On observe une augmentation importante et subite du nombre de gens qui disent faire de l’impact. Or, pour en faire, il faut réunir un certain nombre de conditions. Il y a notamment un enjeu autour de la balance entre impact et rendement financier. Donc tous ces gens qui disent faire de l’impact du jour au lendemain… Ça me parait difficile.

 

  • Comment se protéger de l’usurpation ? 

En étant très strict sur un certain nombre de conditions, notamment par rapport à l’évaluation et à la preuve. Quelles preuves et quels éléments de réalité celles et ceux qui se revendiquent de l’impact sont ils en capacité d’apporter ? 

 

  • L’année 2021 a été charnière pour les sociétés à mission. Quel bilan tirez-vous ?

Les sociétés à mission sont un pari audacieux sur l’intelligence collective. C’est un bon outil, s’il est bien utilisé, pour favoriser des activités dont l’impact sera maximal sur le plan social ou environnemental. Maintenant, c’est comme tous les outils : si vous l’utilisez mal, ce n’est pas sûr que ça marche.

 

  • Il est donc possible de mal utiliser l’outil « société à mission » ?

Bien sûr ! Vous pouvez très bien vous revendiquer entreprise à mission et vous contenter de faire de la communication sans que cela ne change rien à vos pratiques. Vous pouvez très bien afficher une très belle politique RSE et ne rien faire. C’est vieux comme le monde. L’entreprise peut aussi être soucieuse et vigilante sur une partie de son activité, mais pas sur le reste. L’exemple serait une entreprise exemplaire en France, mais qui s'autoriserait des comportements différents dans d'autres pays.

 

  • Serait-ce positif que toutes les entreprises soient à mission dans 10 ans ?

Si toutes les entreprises étaient à mission avec le dispositif de suivi et d’évaluation de leurs performances environnementales, avec un reporting de même nature que celui qui est fait dans le domaine financier, appliqué à l’extra financier, ce serait très bien. S’il n’y a pas de cadre de référence, de langage commun, forcément ça partira dans tous les sens. Il y aurait, à ce moment-là, un galvaudage et un dévoiement du terme de mission.

 

  • Comprenez-vous que ces entreprises à mission inquiètent des acteurs historiques de l’ESS qui ont l’impression qu’on leur  « vole la vedette » ?

C’est l’éternel problème de la nouveauté.

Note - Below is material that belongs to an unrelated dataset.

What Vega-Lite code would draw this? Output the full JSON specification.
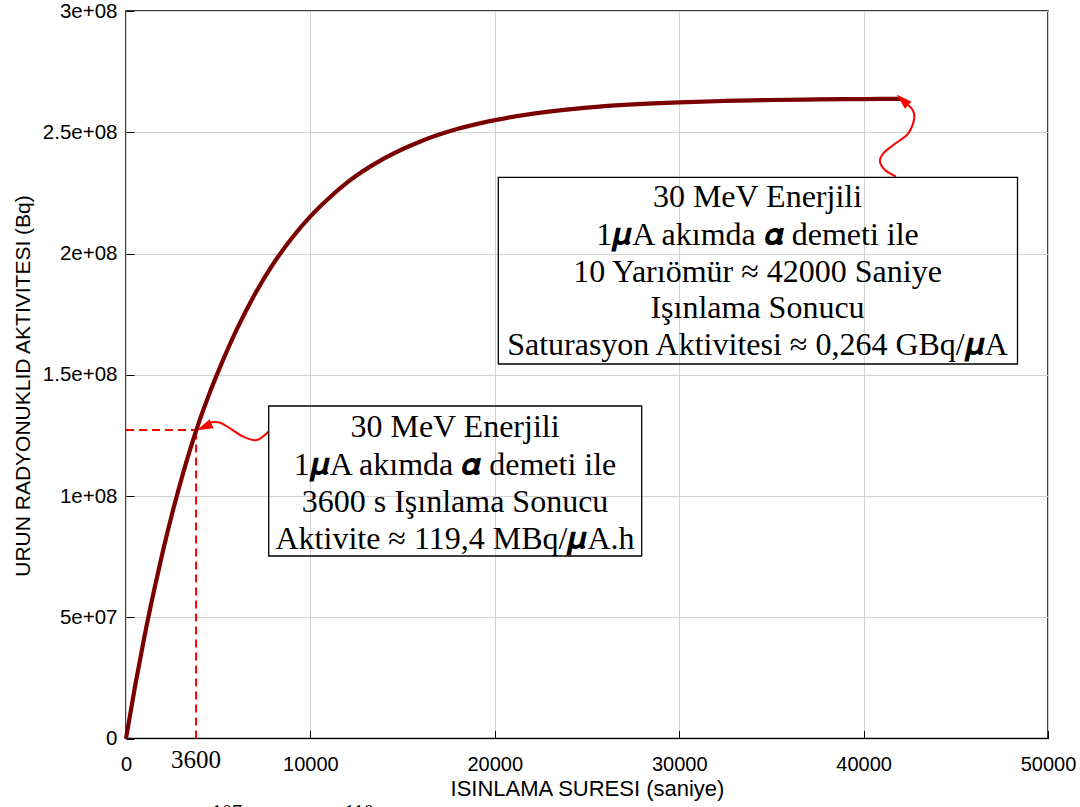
{
  "$schema": "https://vega.github.io/schema/vega-lite/v6.json",
  "width": 922,
  "height": 727.5,
  "autosize": {"type": "none"},
  "padding": {"left": 126, "top": 11, "right": 32, "bottom": 69},
  "background": "white",
  "config": {
    "view": {"stroke": "#000", "strokeWidth": 1.5},
    "axis": {
      "grid": true,
      "gridColor": "#d2d2d2",
      "gridWidth": 1,
      "domain": false,
      "tickColor": "#000",
      "tickSize": -8,
      "labelFlush": false,
      "labelFont": "Liberation Sans",
      "labelColor": "#000",
      "titleFont": "Liberation Sans",
      "titleFontWeight": "normal",
      "titleColor": "#000"
    }
  },
  "datasets": {
    "curve": [
      {"x": 0, "y": 0},
      {"x": 500, "y": 21900000},
      {"x": 1000, "y": 42000000},
      {"x": 1500, "y": 60300000},
      {"x": 2000, "y": 77200000},
      {"x": 2500, "y": 92700000},
      {"x": 3000, "y": 106800000},
      {"x": 3500, "y": 119700000},
      {"x": 4000, "y": 131400000},
      {"x": 4500, "y": 141800000},
      {"x": 5000, "y": 151300000},
      {"x": 6000, "y": 168600000},
      {"x": 7000, "y": 183400000},
      {"x": 8000, "y": 195900000},
      {"x": 9000, "y": 206400000},
      {"x": 10000, "y": 215300000},
      {"x": 11000, "y": 222800000},
      {"x": 12000, "y": 229300000},
      {"x": 14000, "y": 239200000},
      {"x": 16000, "y": 246300000},
      {"x": 18000, "y": 251400000},
      {"x": 20000, "y": 255000000},
      {"x": 22500, "y": 258100000},
      {"x": 25000, "y": 260150000},
      {"x": 27500, "y": 261470000},
      {"x": 30000, "y": 262340000},
      {"x": 32500, "y": 262910000},
      {"x": 35000, "y": 263290000},
      {"x": 37500, "y": 263540000},
      {"x": 40000, "y": 263690000},
      {"x": 42000, "y": 263780000}
    ],
    "dash": [
      {"x": 0, "x2": 3800, "y": 127200000, "y2": 127200000},
      {"x": 3800, "x2": 3800, "y": 0, "y2": 127200000}
    ],
    "arrows": [
      {"g": "a1", "i": 0, "x": 7717, "y": 126520000},
      {"g": "a1", "i": 1, "x": 7088, "y": 123090000},
      {"g": "a1", "i": 2, "x": 6361, "y": 124450000},
      {"g": "a1", "i": 3, "x": 5640, "y": 127920000},
      {"g": "a1", "i": 4, "x": 5098, "y": 130230000},
      {"g": "a1", "i": 5, "x": 4648, "y": 130390000},
      {"g": "a1", "i": 6, "x": 4284, "y": 129280000},
      {"g": "a2", "i": 0, "x": 41757, "y": 231670000},
      {"g": "a2", "i": 1, "x": 41161, "y": 234430000},
      {"g": "a2", "i": 2, "x": 40889, "y": 237860000},
      {"g": "a2", "i": 3, "x": 41068, "y": 241320000},
      {"g": "a2", "i": 4, "x": 41610, "y": 244740000},
      {"g": "a2", "i": 5, "x": 42424, "y": 249570000},
      {"g": "a2", "i": 6, "x": 42750, "y": 255750000},
      {"g": "a2", "i": 7, "x": 42663, "y": 259170000},
      {"g": "a2", "i": 8, "x": 42300, "y": 262000000}
    ],
    "head1": [{"x": 4241, "y": 128450000}],
    "head2": [{"x": 42104, "y": 263380000}],
    "boxes": [
      {"x": 20190, "x2": 48346, "y": 231420000, "y2": 154430000},
      {"x": 7739, "x2": 27966, "y": 137110000, "y2": 75260000}
    ],
    "notes": [
      {"x": 34246, "y": 219180000, "label": "30 MeV Enerjili"},
      {"x": 34246, "y": 203710000, "label": "1𝝁A akımda 𝜶 demeti ile"},
      {"x": 34246, "y": 188450000, "label": "10 Yarıömür ≈ 42000 Saniye"},
      {"x": 34246, "y": 173200000, "label": "Işınlama Sonucu"},
      {"x": 34246, "y": 158140000, "label": "Saturasyon Aktivitesi ≈ 0,264 GBq/𝝁A"},
      {"x": 17842, "y": 124330000, "label": "30 MeV Enerjili"},
      {"x": 17842, "y": 108660000, "label": "1𝝁A akımda 𝜶 demeti ile"},
      {"x": 17842, "y": 93400000, "label": "3600 s Işınlama Sonucu"},
      {"x": 17842, "y": 78350000, "label": "Aktivite ≈ 119,4 MBq/𝝁A.h"}
    ],
    "tick3600": [{"x": 3800, "y": -12370000, "label": "3600"}],
    "caption": [
      {"x": 5477, "y": -33200000, "label": "107"},
      {"x": 12636, "y": -33200000, "label": "110"}
    ]
  },
  "encoding": {
    "x": {
      "field": "x",
      "type": "quantitative",
      "scale": {"domain": [0, 50000], "nice": false, "zero": false},
      "axis": {
        "values": [0, 10000, 20000, 30000, 40000, 50000],
        "format": "d",
        "labelFontSize": 20,
        "labelPadding": 24,
        "titleFontSize": 22,
        "titleY": 50,
        "titleBaseline": "middle"
      },
      "title": "ISINLAMA SURESI (saniye)"
    },
    "y": {
      "field": "y",
      "type": "quantitative",
      "scale": {"domain": [0, 300000000], "nice": false, "zero": false},
      "axis": {
        "values": [0, 50000000, 100000000, 150000000, 200000000, 250000000, 300000000],
        "labelExpr": "datum.value == 0 ? '0' : replace(format(datum.value, '~e'), 'e+', 'e+0')",
        "labelFontSize": 20.5,
        "labelPadding": 17,
        "titleFontSize": 21,
        "titleX": -103,
        "titleY": 374.5,
        "titleAngle": 270,
        "titleAlign": "center",
        "titleBaseline": "middle"
      },
      "title": "URUN RADYONUKLID AKTIVITESI (Bq)"
    }
  },
  "layer": [
    {
      "data": {"name": "dash"},
      "mark": {"type": "rule", "color": "#ff0000", "strokeWidth": 2, "strokeDash": [8, 5]},
      "encoding": {
        "x2": {"field": "x2"},
        "y2": {"field": "y2"}
      }
    },
    {
      "data": {"name": "curve"},
      "mark": {"type": "line", "color": "#7a0000", "strokeWidth": 4.2, "interpolate": "monotone"},
      "encoding": {}
    },
    {
      "data": {"name": "arrows"},
      "mark": {"type": "line", "color": "#ff0000", "strokeWidth": 2, "interpolate": "cardinal"},
      "encoding": {
        "detail": {"field": "g"},
        "order": {"field": "i", "type": "quantitative"}
      }
    },
    {
      "data": {"name": "head1"},
      "mark": {"type": "point", "shape": "M -1 0 L 1 -0.6 L 1 0.6 Z", "size": 260, "filled": true, "color": "#ff0000", "opacity": 1, "angle": 336}
    },
    {
      "data": {"name": "head2"},
      "mark": {"type": "point", "shape": "M -1 0 L 1 -0.6 L 1 0.6 Z", "size": 250, "filled": true, "color": "#ff0000", "opacity": 1, "angle": 43}
    },
    {
      "data": {"name": "boxes"},
      "mark": {"type": "rect", "fill": null, "fillOpacity": 0, "stroke": "#000", "strokeWidth": 1.3},
      "encoding": {
        "x2": {"field": "x2"},
        "y2": {"field": "y2"}
      }
    },
    {
      "data": {"name": "notes"},
      "mark": {"type": "text", "font": "Liberation Serif", "fontSize": 32, "color": "#000", "align": "center", "baseline": "alphabetic"},
      "encoding": {"text": {"field": "label"}}
    },
    {
      "data": {"name": "tick3600"},
      "mark": {"type": "text", "font": "Liberation Serif", "fontSize": 25, "color": "#000", "align": "center", "baseline": "alphabetic"},
      "encoding": {"text": {"field": "label"}}
    },
    {
      "data": {"name": "caption"},
      "mark": {"type": "text", "font": "Liberation Serif", "fontSize": 20, "color": "#000", "align": "center", "baseline": "alphabetic"},
      "encoding": {"text": {"field": "label"}}
    }
  ]
}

Nous avons toujours l’impression que le nouveau a plus d’attrait. Si c’est cela, je trouve ça idiot. Si le fait d’être à mission permet la prise en compte de questions pour lesquelles les acteurs historiques se battent depuis longtemps, tant mieux. En revanche, si ces nouveaux acteurs veulent juste pour prendre la lumière tout en continuant de faire ce qu’ils faisaient, avant alors les acteurs historiques auront raison de ne pas être contents.

 

  • Cette année, la plateforme Impact a été lancée pour rendre publiques les performances ESG. Comment voyez-vous l’arrivée d’un tel dispositif ?

C’est une très bonne chose que les pouvoirs publics aient créé un dispositif dans lequel on retrouve l’ensemble des données ESG. Il sera nécessaire à l’évaluation de l’impact des entreprises dans un deuxième temps. Après, il faut inciter les acteurs à nourrir et alimenter cette plateforme. Et là, le travail de pédagogie n’a pas été suffisamment fait. Ça ne va pas se faire naturellement. Sur cette question, un vrai travail d’acculturation des acteurs est nécessaire. 

 

  • La France a pris la présidence de l’Union européenne en janvier. Peut-elle être une locomotive sur l’économie sociale ?

La France a toujours été en avance sur ces questions d’ESS. Le mouvement mutualiste ou coopératif y est très fort depuis longtemps. Avec cette présidence, il y a des opportunités. À condition de ne pas se limiter à des actions de court terme. C’est le risque de la politique, car un ministre a une durée de vie de 2 ans maximum durant lesquels il doit essayer de marquer les esprits. Malheureusement, l’impact oblige à réfléchir au moyen et au long terme ce qui n’est pas forcément compatible avec l’agenda politique.

 

  • Se passe-t-il quelque chose du côté de la finance solidaire et verte ?

Les travaux n’ont jamais été aussi nombreux sur cette question donc c'est plutôt une bonne nouvelle. Après, nous sommes aux prémices.  Nous observons un vrai effort pour construire des bases solides, mais nous sommes loin d'être rendus. Aujourd’hui, même si l’investissement à impact gagne plus de 50 % d’une année sur l’autre, il reste inférieur à 1% des actifs sous gestion… Il y a encore des marges de manœuvre.